:: To be done ::
From the first line of the data below through the line holding "import * as", output each line exactly and leave the pictures out.

:: Raw data

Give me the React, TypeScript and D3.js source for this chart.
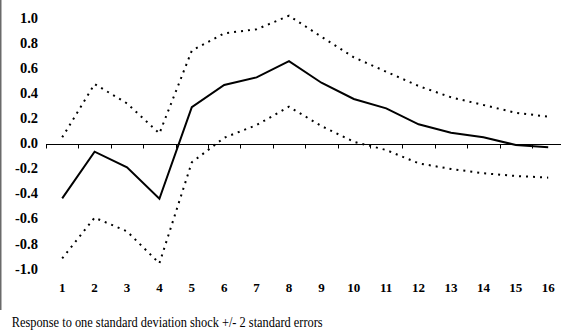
import React from "react";
import * as d3 from "d3";

const periods = [1, 2, 3, 4, 5, 6, 7, 8, 9, 10, 11, 12, 13, 14, 15, 16];
const response = [-0.437, -0.065, -0.19, -0.44, 0.29, 0.466, 0.527, 0.657, 0.484, 0.355, 0.28, 0.153, 0.086, 0.05, -0.012, -0.03];
const upperBand = [0.049, 0.474, 0.32, 0.08, 0.74, 0.878, 0.91, 1.018, 0.851, 0.687, 0.572, 0.458, 0.368, 0.307, 0.245, 0.214];
const lowerBand = [-0.915, -0.591, -0.7, -0.955, -0.15, 0.046, 0.147, 0.293, 0.139, 0.014, -0.052, -0.158, -0.203, -0.237, -0.259, -0.272];
const yTicks = [1.0, 0.8, 0.6, 0.4, 0.2, 0.0, -0.2, -0.4, -0.6, -0.8, -1.0];
const footnote = "Response to one standard deviation shock +/- 2 standard errors";

const W = 561;
const H = 332;
const SERIF = "Liberation Serif, DejaVu Serif, serif";

export default function App() {
  const x = d3
    .scaleBand<number>()
    .domain(periods)
    .range([46, 46 + 16 * 32.4])
    .padding(0);
  const y = d3.scaleLinear().domain([-1, 1]).range([269, 18]);
  const cx = (p: number) => (x(p) as number) + x.bandwidth() / 2;

  const line = d3
    .line<number>()
    .x((_, i) => cx(periods[i]))
    .y((v) => y(v));

  const tickXs = periods.map((p) => x(p) as number);
  const y0 = Math.round(y(0)) + 0.5;

  return (
    <svg
      width={W}
      height={H}
      style={{ position: "absolute", left: 0, top: 0, background: "#fff", fontFamily: SERIF }}
    >
      <rect x={0} y={0} width={W} height={H} fill="#fff" />
      <line x1={0.75} x2={0.75} y1={0} y2={310} stroke="#6a6a6a" strokeWidth={1.5} />

      {/* zero axis */}
      <line x1={46} x2={W} y1={y0} y2={y0} stroke="#000" strokeWidth={1} />
      {tickXs.map((tx, i) => (
        <line key={i} x1={Math.round(tx) + 0.5} x2={Math.round(tx) + 0.5} y1={y0} y2={y0 + 4} stroke="#000" strokeWidth={1} />
      ))}

      {/* y labels */}
      {yTicks.map((t) => (
        <text
          key={t}
          x={38}
          y={y(t) + 4.6}
          textAnchor="end"
          style={{ fontFamily: SERIF, fontWeight: "bold", fontSize: "14.5px" }}
          fill="#000"
        >
          {d3.format(".1f")(t).replace("−", "-")}
        </text>
      ))}

      {/* x labels */}
      {periods.map((p) => (
        <text
          key={p}
          x={cx(p)}
          y={291.5}
          textAnchor="middle"
          style={{ fontFamily: SERIF, fontWeight: "bold", fontSize: "13px" }}
          fill="#000"
        >
          {p}
        </text>
      ))}

      <path d={line(upperBand) || ""} fill="none" stroke="#000" strokeWidth={2} strokeDasharray="2,5" />
      <path d={line(lowerBand) || ""} fill="none" stroke="#000" strokeWidth={2} strokeDasharray="2,5" />
      <path d={line(response) || ""} fill="none" stroke="#000" strokeWidth={2} strokeLinejoin="miter" />

      <text
        x={11.7}
        y={326.7}
        style={{ fontFamily: SERIF, fontSize: "14px" }}
        fill="#000"
        textLength={311}
        lengthAdjust="spacingAndGlyphs"
      >
        {footnote}
      </text>
    </svg>
  );
}
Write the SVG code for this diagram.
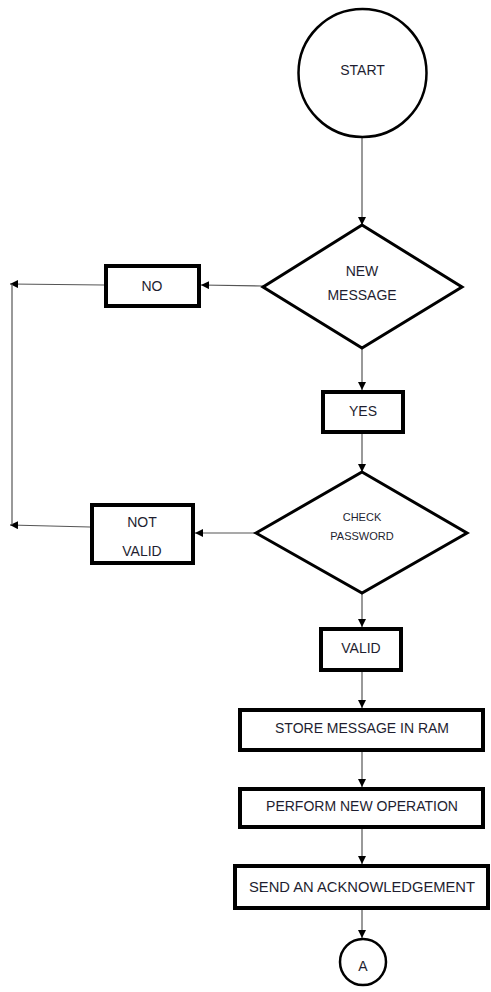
<svg xmlns="http://www.w3.org/2000/svg" width="491" height="992" viewBox="0 0 491 992">
<style>
.box{fill:#fff;stroke:#000;stroke-width:4}
.dia{fill:#fff;stroke:#000;stroke-width:3;stroke-linejoin:miter}
.circ{fill:#fff;stroke:#000}
.lbl{font-family:"Liberation Sans",Arial,sans-serif;font-size:14px;fill:#1e1e30;text-anchor:middle;dominant-baseline:central}
.sm{font-size:11px}
.conn{stroke:#555;stroke-width:1.2;fill:none}
</style>
<defs>
<marker id="ah" markerUnits="userSpaceOnUse" markerWidth="8" markerHeight="8" viewBox="0 0 8 8" refX="8" refY="4" orient="auto">
<path d="M0,0 L8,4 L0,8 Z" fill="#000"/>
</marker>
</defs>
<rect width="491" height="992" fill="#fff"/>
<g id="connectors">
<line class="conn" x1="362" y1="138" x2="362" y2="225" marker-end="url(#ah)"/>
<line class="conn" x1="362" y1="348" x2="362" y2="390" marker-end="url(#ah)"/>
<line class="conn" x1="362" y1="434" x2="362" y2="472" marker-end="url(#ah)"/>
<line class="conn" x1="362" y1="593" x2="362" y2="627" marker-end="url(#ah)"/>
<line class="conn" x1="362" y1="672" x2="362" y2="708" marker-end="url(#ah)"/>
<line class="conn" x1="362" y1="752" x2="362" y2="787" marker-end="url(#ah)"/>
<line class="conn" x1="362" y1="829" x2="362" y2="864" marker-end="url(#ah)"/>
<line class="conn" x1="362" y1="910" x2="362" y2="938" marker-end="url(#ah)"/>
<line class="conn" x1="263" y1="286" x2="201" y2="285" marker-end="url(#ah)"/>
<line class="conn" x1="104" y1="285" x2="10" y2="284" marker-end="url(#ah)"/>
<line class="conn" x1="256" y1="533" x2="195" y2="533" marker-end="url(#ah)"/>
<line class="conn" x1="90" y1="527" x2="10" y2="525" marker-end="url(#ah)"/>
<line class="conn" x1="12" y1="284" x2="12" y2="525"/>
</g>
<g id="start">
<circle class="circ" cx="362.5" cy="73" r="64" stroke-width="2.5"/>
<text class="lbl" x="362.5" y="70">START</text>
</g>
<g id="new-message">
<polygon class="dia" points="362,225 462,287 362,348 263,287"/>
<text class="lbl" x="362" y="271">NEW</text>
<text class="lbl" x="362" y="295">MESSAGE</text>
</g>
<g id="no">
<rect class="box" x="106" y="266" width="93" height="40"/>
<text class="lbl" x="152" y="286">NO</text>
</g>
<g id="yes">
<rect class="box" x="323" y="392" width="80" height="40"/>
<text class="lbl" x="363" y="411">YES</text>
</g>
<g id="check-password">
<polygon class="dia" points="362,472 467,533 362,593 256,533"/>
<text class="lbl sm" x="362" y="517">CHECK</text>
<text class="lbl sm" x="362" y="536">PASSWORD</text>
</g>
<g id="not-valid">
<rect class="box" x="92" y="505" width="101" height="58"/>
<text class="lbl" x="142" y="522">NOT</text>
<text class="lbl" x="142" y="551">VALID</text>
</g>
<g id="valid">
<rect class="box" x="321" y="629" width="80" height="41"/>
<text class="lbl" x="361" y="648">VALID</text>
</g>
<g id="store">
<rect class="box" x="240" y="710" width="243" height="40"/>
<text class="lbl" x="362" y="728">STORE MESSAGE IN RAM</text>
</g>
<g id="perform">
<rect class="box" x="240" y="789" width="243" height="38"/>
<text class="lbl" x="362" y="806">PERFORM NEW OPERATION</text>
</g>
<g id="send">
<rect class="box" x="235" y="866" width="253" height="42"/>
<text class="lbl" x="362" y="887" textLength="226" lengthAdjust="spacingAndGlyphs">SEND AN ACKNOWLEDGEMENT</text>
</g>
<g id="connector-a">
<circle class="circ" cx="363" cy="962" r="23" stroke-width="2.5"/>
<text class="lbl" x="363" y="966">A</text>
</g>
</svg>
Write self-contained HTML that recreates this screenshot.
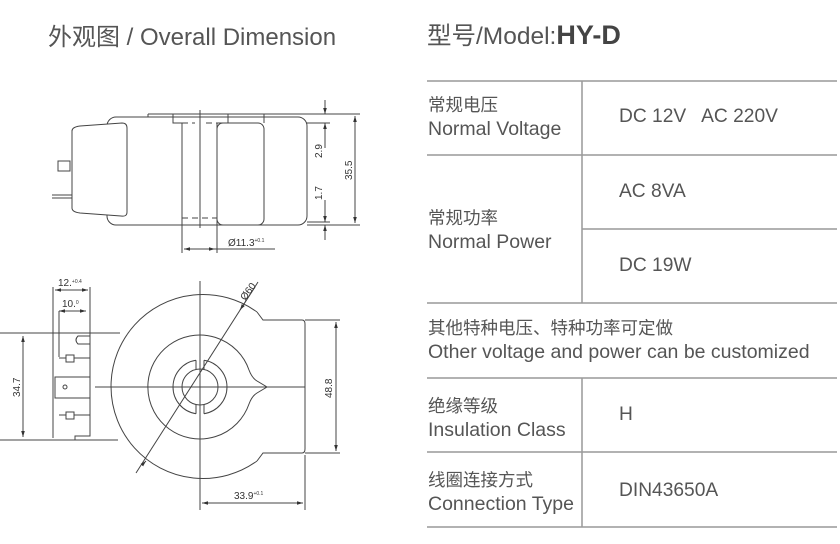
<!DOCTYPE html>
<html><head><meta charset="utf-8"><style>
html,body{margin:0;padding:0;background:#fff;}
body{width:840px;height:544px;overflow:hidden;position:relative;font-family:"Liberation Sans","Noto Sans CJK SC",sans-serif;color:#555;}
.t{position:absolute;white-space:nowrap;}
.c{font-size:17.5px;}
.e{font-size:19.5px;}
.v{position:absolute;white-space:nowrap;font-size:19.2px;}
</style></head><body>
<div class="t" style="left:48px;top:17px;font-size:24px;color:#555;">外观图 / Overall Dimension</div>
<div class="t" style="left:427px;top:17px;font-size:24.5px;color:#555;">型号/Model:<b style="color:#444;font-size:27px;">HY-D</b></div>

<svg width="840" height="544" style="position:absolute;left:0;top:0" xmlns="http://www.w3.org/2000/svg">
<defs><marker id="a" viewBox="0 0 10 10" refX="10" refY="5" markerWidth="6" markerHeight="6" orient="auto-start-reverse"><path d="M0,2 L10,5 L0,8z" fill="#333"/></marker></defs>
<g stroke="#444" stroke-width="1" fill="none">
<g stroke="#999" stroke-width="1.5">
<line x1="427" y1="81" x2="837" y2="81"/>
<line x1="427" y1="155" x2="837" y2="155"/>
<line x1="582" y1="229" x2="837" y2="229"/>
<line x1="427" y1="303" x2="837" y2="303"/>
<line x1="427" y1="378" x2="837" y2="378"/>
<line x1="427" y1="452" x2="837" y2="452"/>
<line x1="427" y1="527" x2="837" y2="527"/>
<line x1="582" y1="81" x2="582" y2="303"/>
<line x1="582" y1="378" x2="582" y2="527"/>
</g>
<!-- top view -->
<rect x="107" y="117" width="200" height="108" rx="9"/>
<path d="M72,131 Q72,127 80,126 L122,123 Q127,123 127,128 L127,212 Q127,217 121,216 L80,213 Q72,212 72,208 Z" fill="#fff"/>
<rect x="58" y="161" width="12" height="10"/>
<line x1="52" y1="195" x2="72" y2="195"/><line x1="52" y1="198" x2="72" y2="198"/>
<line x1="148" y1="114" x2="355" y2="114"/>
<line x1="148" y1="114" x2="148" y2="117"/>
<path d="M173,114 L173,123 L182,123 L182,225"/>
<path d="M228,114 L228,123 L217,123 L217,225"/>
<line x1="182" y1="123" x2="195" y2="123" stroke-dasharray="6,4"/>
<line x1="206" y1="123" x2="217" y2="123" stroke-dasharray="6,4"/>
<line x1="182" y1="218" x2="217" y2="218" stroke-dasharray="6,4"/>
<rect x="217" y="123" width="47" height="102" rx="6"/>
<line x1="264" y1="114" x2="264" y2="123"/>
<line x1="200" y1="110" x2="200" y2="228"/>
<line x1="307" y1="123" x2="330" y2="123"/>
<line x1="307" y1="222" x2="330" y2="222"/>
<line x1="307" y1="225" x2="360" y2="225"/>
<line x1="300" y1="114" x2="360" y2="114"/>
<line x1="325" y1="100" x2="325" y2="114" marker-end="url(#a)"/>
<line x1="325" y1="137" x2="325" y2="123" marker-end="url(#a)"/>
<line x1="325" y1="148" x2="325" y2="137"/>
<line x1="325" y1="200" x2="325" y2="222" marker-end="url(#a)"/>
<line x1="325" y1="240" x2="325" y2="225" marker-end="url(#a)"/>
<line x1="355" y1="116" x2="355" y2="223" marker-start="url(#a)" marker-end="url(#a)"/>
<line x1="182" y1="225" x2="182" y2="253"/><line x1="217" y1="225" x2="217" y2="253"/>
<line x1="184" y1="249" x2="215" y2="249" marker-start="url(#a)" marker-end="url(#a)"/>
<line x1="215" y1="249" x2="275" y2="249"/>
<!-- front view -->
<path d="M257,312 L263,320 L302,320 Q305,320 305,324 L305,449 Q305,453 302,453 L263,453 L257,461"/>
<path d="M257,312 A92,92 0 1 0 257,461"/>
<path d="M249,370 A52,52 0 1 0 249,404 Q252,396 257,393 L267,387 L257,381 Q252,378 249,370"/>
<path d="M204,360.3 A27,27 0 0 1 204,413.7 M196,413.7 A27,27 0 0 1 196,360.3"/>
<path d="M196,360.3 L196,370 M204,360.3 L204,370 M196,413.7 L196,404 M204,413.7 L204,404"/>
<circle cx="200" cy="387" r="18"/>
<line x1="200" y1="281" x2="200" y2="505"/>
<line x1="95" y1="387" x2="305" y2="387"/>
<line x1="136" y1="473" x2="258" y2="282"/>
<line x1="255" y1="287" x2="240" y2="310" marker-end="url(#a)"/>
<line x1="145" y1="462" x2="146" y2="461" marker-end="url(#a)"/>
<line x1="305" y1="320" x2="340" y2="320"/>
<line x1="305" y1="453" x2="340" y2="453"/>
<line x1="336" y1="322" x2="336" y2="451" marker-start="url(#a)" marker-end="url(#a)"/>
<line x1="305" y1="455" x2="305" y2="510"/>
<line x1="200" y1="505" x2="200" y2="510"/>
<line x1="202" y1="503" x2="303" y2="503" marker-start="url(#a)" marker-end="url(#a)"/>
<!-- side connector -->
<line x1="53" y1="287" x2="53" y2="438"/>
<path d="M90,287 L90,436 L75,436 L75,440"/>
<line x1="0" y1="333" x2="120" y2="333"/>
<line x1="0" y1="440" x2="118" y2="440"/>
<line x1="55" y1="290" x2="88" y2="290" marker-start="url(#a)" marker-end="url(#a)"/>
<line x1="59" y1="311" x2="86" y2="311" marker-start="url(#a)" marker-end="url(#a)"/>
<line x1="59" y1="311" x2="59" y2="357"/>
<path d="M90,336 L78,336 Q74,340 78,344 L90,344"/>
<path d="M59,358 L66,358 L66,355 L74,355 L74,362 L66,362 L66,358 M74,358 L90,358"/>
<rect x="55" y="377" width="35" height="21"/>
<circle cx="65" cy="387" r="2"/>
<path d="M59,415 L66,415 L66,412 L74,412 L74,419 L66,419 L66,415 M74,415 L90,415"/>
<line x1="23" y1="336" x2="23" y2="437" marker-start="url(#a)" marker-end="url(#a)"/>
</g>
<g fill="#333" font-family="Liberation Sans, sans-serif" font-size="10">
<text transform="translate(322,158) rotate(-90)">2.9</text>
<text transform="translate(322,200) rotate(-90)">1.7</text>
<text transform="translate(352,180) rotate(-90)">35.5</text>
<text x="228" y="246">Ø11.3<tspan font-size="5" dy="-4">+0.1</tspan></text>
<text transform="translate(20,397) rotate(-90)">34.7</text>
<text transform="translate(332,398) rotate(-90)">48.8</text>
<text x="234" y="499">33.9<tspan font-size="5" dy="-4">+0.1</tspan></text>
<text transform="translate(245,301) rotate(-53)">Ø60</text>
<text x="58" y="286">12.<tspan font-size="5" dy="-3">+0.4</tspan></text>
<text x="62" y="307">10.<tspan font-size="5" dy="-3">0</tspan></text>
</g>
</svg>

<div class="t" style="left:428px;top:94px;line-height:22px;"><span class="c">常规电压</span><br><span class="e">Normal Voltage</span></div>
<div class="v" style="left:619px;top:106px;">DC 12V&nbsp;&nbsp; AC 220V</div>
<div class="t" style="left:428px;top:207px;line-height:22px;"><span class="c">常规功率</span><br><span class="e">Normal Power</span></div>
<div class="v" style="left:619px;top:181px;">AC 8VA</div>
<div class="v" style="left:619px;top:255px;">DC 19W</div>
<div class="t" style="left:428px;top:317px;line-height:22px;"><span class="c">其他特种电压、特种功率可定做</span><br><span class="e">Other voltage and power can be customized</span></div>
<div class="t" style="left:428px;top:395px;line-height:22px;"><span class="c">绝缘等级</span><br><span class="e">Insulation Class</span></div>
<div class="v" style="left:619px;top:404px;">H</div>
<div class="t" style="left:428px;top:469px;line-height:22px;"><span class="c">线圈连接方式</span><br><span class="e">Connection Type</span></div>
<div class="v" style="left:619px;top:480px;">DIN43650A</div>
</body></html>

::::

:: Solution to the exercise ::
Give me the React, TypeScript and D3.js source for this chart.
import React from "react";
import * as d3 from "d3";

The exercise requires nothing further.